I know how to implement a no-wait release in my dynamic queue if somehow the ABA problem gets solved. (I also had some ideas on how to solve the ABA problem if the tail pointer never catches the head one. But that’s still very much in the design phase.)
Each block gets a header element (with a tagHeader tag). Each slot in the block uses the previously unused bytes (stuffing) to store its position (index) inside the block.
[Header|0|1023] [Free|1|0] … [Free|1022|0] [EndOfList|1023|0]
A number of all not-yet-released slots is stored in the header’s value field.

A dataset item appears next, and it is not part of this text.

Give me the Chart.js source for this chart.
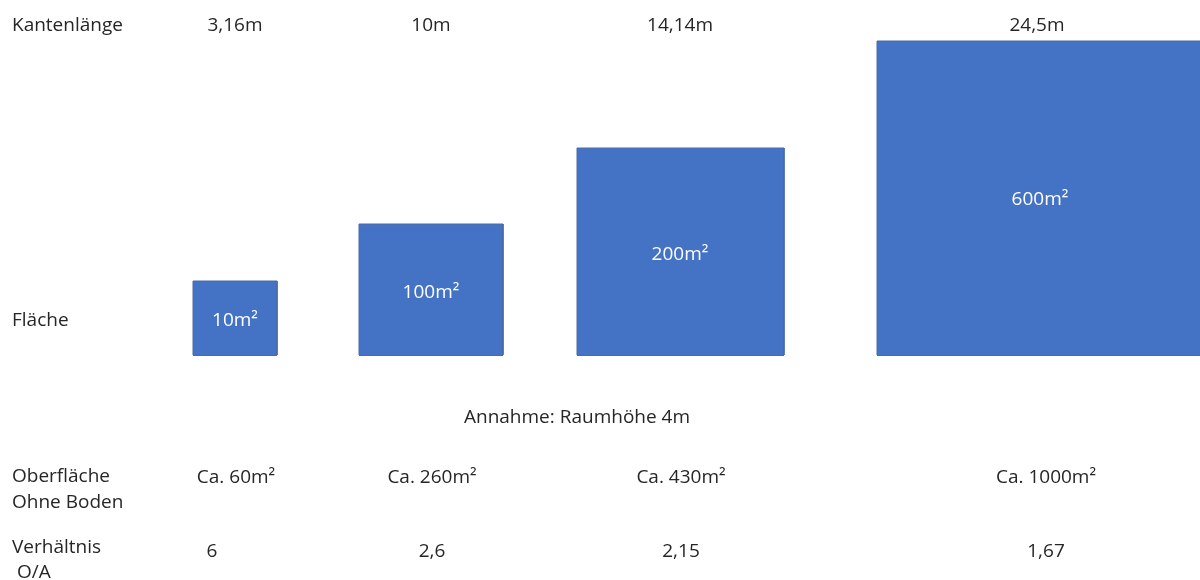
<!DOCTYPE html>
<html><head><meta charset="utf-8">
<script src="https://cdn.jsdelivr.net/npm/chart.js@4"></script>
<style>html,body{margin:0;padding:0;background:#fff}#wrap{width:1200px;height:580px}</style>
</head><body><div id="wrap"><canvas id="c" width="1200" height="580"></canvas></div>
<script>
// Data
const rowLabels = [['Kantenlänge'], ['Fläche'], ['Oberfläche', 'Ohne Boden'], ['Verhältnis', ' O/A']];
const edgeLengths = ['3,16m', '10m', '14,14m', '24,5m'];
const areaLabels = ['10m²', '100m²', '200m²', '600m²'];
const surfaceLabels = ['Ca. 60m²', 'Ca. 260m²', 'Ca. 430m²', 'Ca. 1000m²'];
const ratioLabels = ['6', '2,6', '2,15', '1,67'];
const note = 'Annahme: Raumhöhe 4m';
// drawn square extents (diagram units)
const squareLeft = [193, 359, 577, 877];
const squareRight = [277, 503, 784, 1206];
const squareHeight = [74, 131, 207, 314];

const FONT = '"Open Sans", Lato, sans-serif';
const EDGE = '#4A6BA8';
const datasets = squareLeft.map((x0, i) => ({
  data: [{x: x0, y: 0}, {x: x0, y: squareHeight[i]}, {x: squareRight[i], y: squareHeight[i]}, {x: squareRight[i], y: 0}],
  borderColor: EDGE, borderWidth: 1, backgroundColor: '#4472C4',
  fill: 'origin', pointRadius: 0, tension: 0, clip: false
}));

const textPlugin = {
  id: 'texts',
  afterDatasetsDraw(chart) {
    const {ctx, scales: {x, y}} = chart;
    // bottom edges of the squares, along the baseline value 0
    ctx.save();
    ctx.strokeStyle = EDGE;
    ctx.lineWidth = 1;
    squareLeft.forEach((x0, i) => {
      const py = Math.round(y.getPixelForValue(0)) + 0.5;
      ctx.beginPath();
      ctx.moveTo(x.getPixelForValue(x0), py);
      ctx.lineTo(x.getPixelForValue(squareRight[i]), py);
      ctx.stroke();
    });
    ctx.restore();
    const put = (t, xv, yv, align, color) => {
      ctx.fillStyle = color || '#262626';
      ctx.textAlign = align || 'center';
      ctx.textBaseline = 'middle';
      ctx.fillText(t, x.getPixelForValue(xv), y.getPixelForValue(yv));
    };
    ctx.save();
    ctx.font = '19px ' + FONT;
    const rowY = [[329], [34], [-122, -148], [-193, -218]];
    rowLabels.forEach((lines, i) => lines.forEach((l, j) => put(l, 12, rowY[i][j], 'left')));
    const topX = [235, 431, 680, 1037];
    edgeLengths.forEach((t, i) => put(t, topX[i], 329));
    const inY = [34, 62, 100, 155];
    const inX = [235, 431, 680, 1040];
    areaLabels.forEach((t, i) => put(t, inX[i], inY[i], 'center', '#ffffff'));
    put(note, 577, -63);
    const surfX = [236, 432, 681, 1046];
    surfaceLabels.forEach((t, i) => put(t, surfX[i], -123));
    const ratX = [212, 432, 681, 1046];
    ratioLabels.forEach((t, i) => put(t, ratX[i], -197));
    ctx.restore();
  }
};

new Chart(document.getElementById('c'), {
  type: 'line',
  data: {datasets},
  options: {
    responsive: false, animation: false,
    layout: {padding: 0},
    plugins: {legend: {display: false}, tooltip: {enabled: false}, filler: {propagate: false}},
    scales: {
      x: {type: 'linear', min: 0, max: 1200, display: false},
      y: {type: 'linear', min: -225, max: 355, display: false}
    }
  },
  plugins: [textPlugin]
});
</script></body></html>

The second part of the Dequeue code is changed:
if tag = tagAllocated then
set tail to new block's slot 1
// new code that executes in all code paths:
interlocked decrement number of not-yet-released slots in the header
if the decrement resulted in value 0, release the block
So what is going on here?
- Additional index in the previously unused bytes is used to quickly jump to the header slot.
- Decrement-and-test is executed last in the Dequeue code and we know that the code won’t reference the current block anymore. Therefore it is safe to release the block at this point.
- Ever change (tagAllocated –> tagReleasing, tagBlockPointer –> tagDestroying) decrements this counter. Only when all tags are set to tagReleasing/tagDestroying the block is destroyed.
- We know that at this point no other thread may be referencing the block (because it has already decremented the counter – otherwise the counter wouldn’t be 0 yet).
I tested this approach by putting initial tag switching (tagFree –> tagAllocating etc) into a critical section, thusly bypassing the ABA problem. It works but the critical section really killed the performance when number of threads got high (N = 4, M = 4 case worked well, N = 8, M = 8 did not).